The Preacher vs the Tracker

The Preacher vs the Tracker

ARTS & ENTERTAINMENT

In times of war, those we are fighting are our foes and the enemies of all mankind. We can’t excoriate them enough. But in times of peace, which bogeymen do we direct our fear and hatred at? In the cinema, it is aliens from other galaxies and creatures from beneath the earth. Novelists turn to the mass media and find that they have three choices: Muslim terrorists; Somali pirates; Russia’s expansionist activities. To be sure, each is dangerous in the short and long run. Writers whose plots contain two of the three deserve a gold star. A brickbat to those who throw in one to spice up their dull stories.

So a gold star for British author Frederick Forsyth for persuasively braiding Muslim terrorism and Somali pirates into The Kill List. He goes the route of Tom Clancy, Clive Cussler, Jack Higgins, etc, who assert that the president of the US and prime minister of the UK both have private armies. Their function is to kill those too awful to kidnap and put on trial for crimes against humanity, bin Loony for example. These units comprise the best of the best. The US Marine Corps and Britain’s SAS provide the bulk of them. Their weapons of reference aren’t from any one country.

Fully kitted up when parachuting near their objective, they carry 40kg of equipment and often have kilometres of walking to do between drop-off and pick-up.

The fiend on the “kill list” in this story is a Yemeni-American Muslim fanatic. Nicknamed “the Preacher”, he is behind the assassinations of key Yank and Brit military and civilian personnel. Intelligence locates him; he is being guarded by fierce Somali pirates. A combined US/UK team is given the mission of speeding his trip to Paradise.

Marine colonel Kit Carson is known as “the Tracker”. The latter chapters of the book are devoted to the battle royal between the two main protagonists which ends with the Tracker giving the Preacher a fatal “Glasgow kiss” (headbutt).

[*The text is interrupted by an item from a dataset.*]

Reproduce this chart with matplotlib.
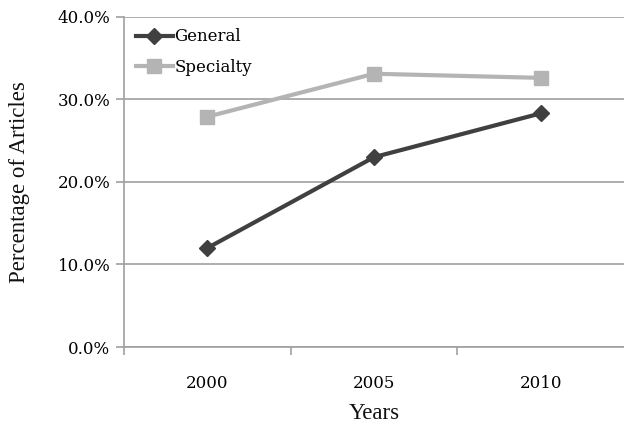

For readers who never understood the difference between al-Qaeda and the Taliban, Forsyth clearly explains it. The Kill List is better than the majority of thrillers about Muslim terrorism. As for Messrs Obama and Cameron having private armies, this reviewer has yet to be convinced.

A decisive battle

This reviewer never ceases to be frustrated by the contradiction in historical novels between the title page, which asserts that the book is a work of fiction, and the author’s note explaining how much of the history is based on research. Still, he or she allows that poetic licence has been used wherever facts are missing or in order to firm up the actual events.

Bernard Cornwell, a British citizen who does much of his work in America, is a prolific author of historical novels about his homeland, centuries and millennia past. His plots and characters cleverly entwine what was with what could have been. He is adept at describing chapter-long battles between armies and one-on-one duels.

Broadly speaking, the Dark Ages lasted from the fall of Rome to the capture of Constantinople (including the period of the Crusades). In fact much was going on, in and around Europe, during those thousand years, not all involving so-called barbarians. The Moors overran Spain; the Vikings, Moscovy. Holy Mother Church introduced confessionals.

In the 9th century, Danes ruled the north of what is now England, Saxons the south. During the 10th century they went to war to determine who would run the lot. If King Arthur had ever existed, the location of Camelot remained a mystery; to the people of that time, it was one of any number of mysteries. The search for the Holy Grail was ongoing. Where were the bones of saints? The swords of great warriors of yore? Slivers from the True Cross? Blood was spilled over possession of those items that were found. Priests on opposing sides assured the respective combatants that God was with them. In Cornwell’s The Pagan Lord, the focus is on the Danish-Saxon conflict in 910 AD for control of England. No gunpowder back then, but plenty of long swords (and short swords), shields, battle-axes, lances, bows and arrows, knives, chainmail, helmets and horses (wearing their own armour). Hand-to-hand, dripping blood, slipping on gut, the odour of guano. Screams, insults, singing (the Welsh). No flame-throwers, but fires lit and live enemies thrown into them. Doctors behind the lines, with soldiers whose limbs had been sliced off in battle, doing more praying than tending. Could weapons of mass destruction be more horrendous than this? Captured civilians were slaughtered, raped or sold as slaves.

History has it that the Saxons won. Little do they know that, a century later, the Normans will land on their shores. Others will try in the millennium that follows. Happily, neither the Emperor nor the Fuhrer will succeed.